Very first, though, my attention was caught by the black woman vocalist, not too tall but wearing stiletto heels and the most absurdly hugest afro I've ever seen. And we found out this mama is not someone to mess with. A foul-mouthed scary African voodoo queen, who was a powerhouse of energy; bringing in the welcomed soul element that is usually missing from your normal punk bands of snotty white-ass boys. Now I understand why all these suburban white 200-miles-per-hour rock acts normally leave me cold: you can pogo like a Mexican bean on amphetamine, scream and shout your ass off about anarchy, self-destruction, how society sucks and whatever, but your act will remain ultimately bland if you miss that soul, that "blackness" (hoping not to fall into these racial stereotypes but I can't find a better word now).

She -- called Lisa Kekaula as I found later on from the band's website -- worked the room with the intensity I've only seen with someone like Peaches. No wonder it was she who substituted for the late Rob Tyner when the remaining MC5 members were gigging lately. (The picture above is not from the Yo-Talo gig, but it gives you an impression of how she looked like.)
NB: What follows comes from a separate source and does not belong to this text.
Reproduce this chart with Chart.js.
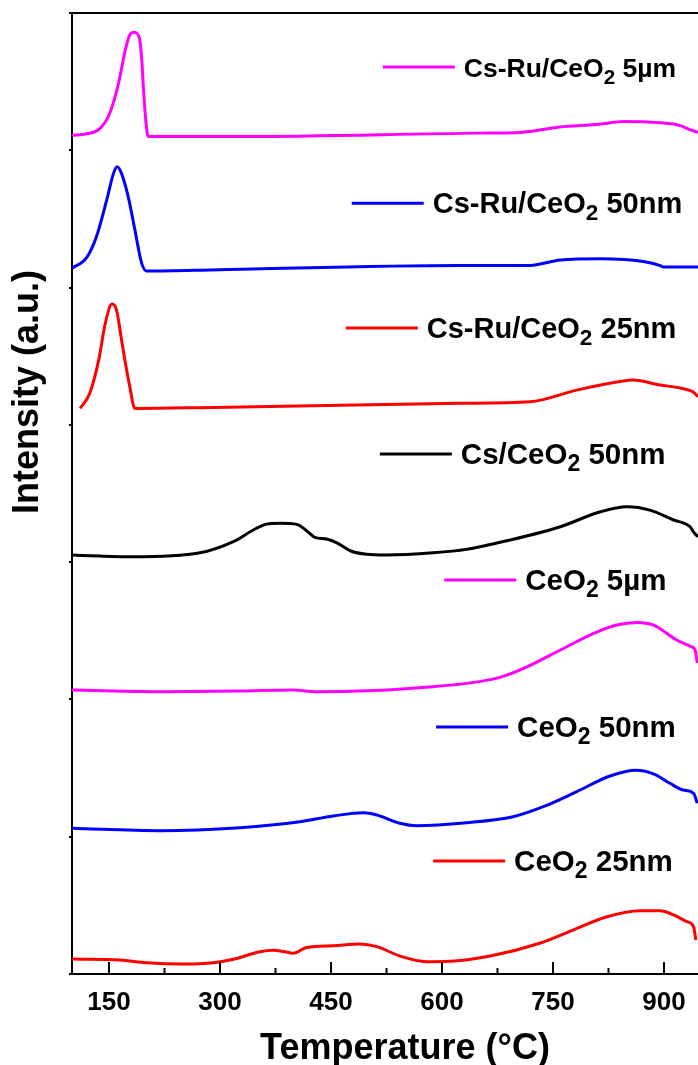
<!DOCTYPE html>
<html>
<head>
<meta charset="utf-8">
<script src="https://cdn.jsdelivr.net/npm/chart.js@4"></script>
<style>
  html, body { margin: 0; padding: 0; overflow: hidden; background: #fff; }
</style>
</head>
<body>
<canvas id="tprChart" width="750" height="1075"></canvas>
<script>
// H2-TPR profiles (curves are offset vertically, a.u.)

const xTickValues = [150, 225, 300, 375, 450, 525, 600, 675, 750, 825, 900, 975];

const csRu5umT = [100, 120, 138, 151, 163, 172, 178, 184, 191, 194, 197, 200, 203, 327, 651, 705, 759, 813, 845, 895, 922, 935, 946];
const csRu5umY = [6.11, 6.12, 6.16, 6.27, 6.49, 6.73, 6.84, 6.86, 6.82, 6.68, 6.41, 6.20, 6.10, 6.10, 6.125, 6.13, 6.17, 6.19, 6.21, 6.20, 6.18, 6.15, 6.13];

const csRu50nmT = [100, 120, 133, 147, 156, 161, 167, 176, 185, 194, 201, 300, 624, 715, 760, 814, 872, 895, 899, 946];
const csRu50nmY = [5.14, 5.22, 5.37, 5.64, 5.83, 5.88, 5.83, 5.66, 5.42, 5.18, 5.12, 5.13, 5.16, 5.16, 5.20, 5.21, 5.19, 5.16, 5.15, 5.15];

const csRu25nmT = [111, 124, 136, 145, 154, 160, 169, 178, 185, 273, 624, 719, 782, 845, 858, 895, 922, 939, 946];
const csRu25nmY = [4.12, 4.23, 4.47, 4.74, 4.88, 4.84, 4.55, 4.28, 4.12, 4.125, 4.157, 4.168, 4.253, 4.319, 4.326, 4.29, 4.268, 4.241, 4.205];

const cs50nmT = [100, 138, 182, 273, 318, 345, 363, 381, 404, 417, 428, 444, 458, 476, 498, 525, 588, 633, 692, 760, 814, 850, 881, 913, 935, 941, 946];
const cs50nmY = [3.052, 3.044, 3.039, 3.068, 3.149, 3.234, 3.277, 3.283, 3.275, 3.229, 3.181, 3.168, 3.141, 3.083, 3.057, 3.052, 3.068, 3.093, 3.161, 3.258, 3.367, 3.404, 3.379, 3.307, 3.258, 3.212, 3.185];

const ceo5umT = [100, 228, 327, 399, 431, 498, 588, 633, 678, 715, 760, 805, 836, 863, 886, 917, 937, 942, 945];
const ceo5umY = [2.068, 2.056, 2.061, 2.068, 2.056, 2.063, 2.093, 2.117, 2.161, 2.238, 2.36, 2.481, 2.542, 2.561, 2.542, 2.433, 2.384, 2.36, 2.265];

const ceo50nmT = [100, 219, 327, 408, 453, 494, 512, 543, 566, 633, 696, 737, 782, 827, 862, 888, 908, 926, 940, 945];
const ceo50nmY = [1.061, 1.044, 1.066, 1.109, 1.151, 1.175, 1.158, 1.098, 1.08, 1.102, 1.146, 1.219, 1.328, 1.442, 1.484, 1.453, 1.389, 1.34, 1.316, 1.243];

const ceo25nmT = [100, 165, 201, 250, 291, 318, 354, 372, 386, 399, 417, 453, 489, 512, 543, 579, 604, 665, 732, 777, 823, 868, 895, 913, 931, 940, 943];
const ceo25nmY = [0.109, 0.102, 0.082, 0.073, 0.082, 0.107, 0.162, 0.173, 0.164, 0.151, 0.193, 0.206, 0.218, 0.199, 0.131, 0.09, 0.091, 0.131, 0.224, 0.32, 0.417, 0.461, 0.461, 0.43, 0.381, 0.344, 0.248];

const FONT = "'Liberation Sans', Arial, sans-serif";

function pts(xs, ys) {
    return xs.map((x, i) => ({ x: x, y: ys[i] }));
}

function curve(data, color) {
    return {
        data: data,
        borderColor: color,
        borderWidth: 3,
        pointRadius: 0,
        fill: false,
        cubicInterpolationMode: 'monotone',
    };
}

// frame top edge and the inward ticks on the temperature axis
const frameTicks = {
    id: 'frameTicks',
    afterDatasetsDraw(chart) {
        const { ctx, chartArea, scales } = chart;
        ctx.save();
        ctx.strokeStyle = '#000';
        ctx.lineWidth = 2;
        ctx.beginPath();
        ctx.moveTo(chartArea.left - 1, chartArea.top);
        ctx.lineTo(chartArea.right, chartArea.top);
        ctx.stroke();
        scales.x.ticks.forEach(t => {
            const px = scales.x.getPixelForValue(t.value);
            const len = t.value % 150 === 0 ? 12 : 6;
            ctx.beginPath();
            ctx.moveTo(px, chartArea.bottom);
            ctx.lineTo(px, chartArea.bottom - len);
            ctx.stroke();
        });
        ctx.restore();
    }
};

// the per-curve labels with a line sample, and the y title
const sampleLabels = {
    id: 'sampleLabels',
    afterDraw(chart, args, opts) {
        const { ctx, scales } = chart;
        ctx.save();
        opts.items.forEach(item => {
            const x0 = scales.x.getPixelForValue(item.at[0]);
            const y0 = scales.y.getPixelForValue(item.at[1]);
            ctx.strokeStyle = chart.data.datasets[item.ds].borderColor;
            ctx.lineWidth = 3;
            ctx.beginPath();
            ctx.moveTo(x0, y0);
            ctx.lineTo(x0 + 72, y0);
            ctx.stroke();
            ctx.fillStyle = '#000';
            ctx.textBaseline = 'alphabetic';
            let x = x0 + 81;
            item.parts.forEach(p => {
                const sub = p[1];
                const size = sub ? item.size * 0.78 : item.size;
                ctx.font = 'bold ' + size + 'px ' + FONT;
                ctx.fillText(p[0], x, y0 + (sub ? 17 : 10));
                x += ctx.measureText(p[0]).width;
            });
        });

        ctx.translate(28, 392);
        ctx.rotate(-Math.PI / 2);
        ctx.font = 'bold 36px ' + FONT;
        ctx.textAlign = 'center';
        ctx.textBaseline = 'middle';
        ctx.fillText('Intensity (a.u.)', 0, 0);
        ctx.restore();
    }
};

const ctx = document.getElementById('tprChart').getContext('2d');

new Chart(ctx, {
    type: 'line',
    data: {
        datasets: [
            curve(pts(csRu5umT, csRu5umY), '#FF00FF'),
            curve(pts(csRu50nmT, csRu50nmY), '#0000FF'),
            curve(pts(csRu25nmT, csRu25nmY), '#FF0000'),
            curve(pts(cs50nmT, cs50nmY), '#000000'),
            curve(pts(ceo5umT, ceo5umY), '#FF00FF'),
            curve(pts(ceo50nmT, ceo50nmY), '#0000FF'),
            curve(pts(ceo25nmT, ceo25nmY), '#FF0000'),
        ],
    },
    options: {
        responsive: false,
        animation: false,
        layout: { padding: { left: 69, top: 13, right: 12, bottom: 4 } },
        plugins: {
            legend: { display: false },
            tooltip: { enabled: false },
            sampleLabels: {
                items: [
                    { ds: 0, size: 26.5, at: [520, 6.606], parts: [['Cs-Ru/CeO'], ['2', true], [' 5µm']] },
                    { ds: 1, size: 29, at: [478, 5.615], parts: [['Cs-Ru/CeO'], ['2', true], [' 50nm']] },
                    { ds: 2, size: 29, at: [470, 4.705], parts: [['Cs-Ru/CeO'], ['2', true], [' 25nm']] },
                    { ds: 3, size: 29.5, at: [516, 3.787], parts: [['Cs/CeO'], ['2', true], [' 50nm']] },
                    { ds: 4, size: 29.5, at: [603, 2.870], parts: [['CeO'], ['2', true], [' 5µm']] },
                    { ds: 5, size: 29.5, at: [592, 1.799], parts: [['CeO'], ['2', true], [' 50nm']] },
                    { ds: 6, size: 29.5, at: [588, 0.823], parts: [['CeO'], ['2', true], [' 25nm']] },
                ],
            },
        },
        scales: {
            x: {
                type: 'linear',
                min: 100,
                max: 1000,
                afterBuildTicks: scale => {
                    scale.ticks = xTickValues.map(v => ({ value: v }));
                },
                afterFit: scale => {
                    scale.height = 97;
                },
                grid: { display: false },
                border: { display: true, width: 2, color: '#000' },
                ticks: {
                    autoSkip: false,
                    maxRotation: 0,
                    padding: 5,
                    color: '#000',
                    font: { family: FONT, size: 26, weight: 'bold' },
                    callback: v => (v % 150 === 0 ? v : ''),
                },
                title: {
                    display: true,
                    text: 'Temperature (°C)',
                    color: '#000',
                    font: { family: FONT, size: 36, weight: 'bold' },
                    padding: { top: 0, bottom: 0 },
                },
            },
            y: {
                min: 0,
                max: 7,
                grid: { drawOnChartArea: false, drawTicks: true, tickLength: 3, color: '#000', lineWidth: 2 },
                border: { display: true, width: 2, color: '#000' },
                ticks: { display: false, stepSize: 1 },
            },
        },
    },
    plugins: [frameTicks, sampleLabels],
});
</script>
</body>
</html>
"ARE YOU READY?", she kept asking us white-motherfuckers-with-no-clue, again and again. Hell if we knew if we were ready or not, but she probably wouldn't have taken "no" as an answer. A combination we see unfortunately so rarely, a black diva on punk, Lady Lisa Kekaula ruled supreme; if she would have asked me to kiss her feet, I would have done that without hesitation. At one moment, one poor white rawk'n'rawl boy jumped up and stagedived, only to be scolded by the mistress immediately: "Never, NEVER do that again!" You'd have been a suicidal fool not to believe her. She also kept whipping up the coolly observing back-row audience, who were probably scared out of their wits subsequently: you had to participate or leave.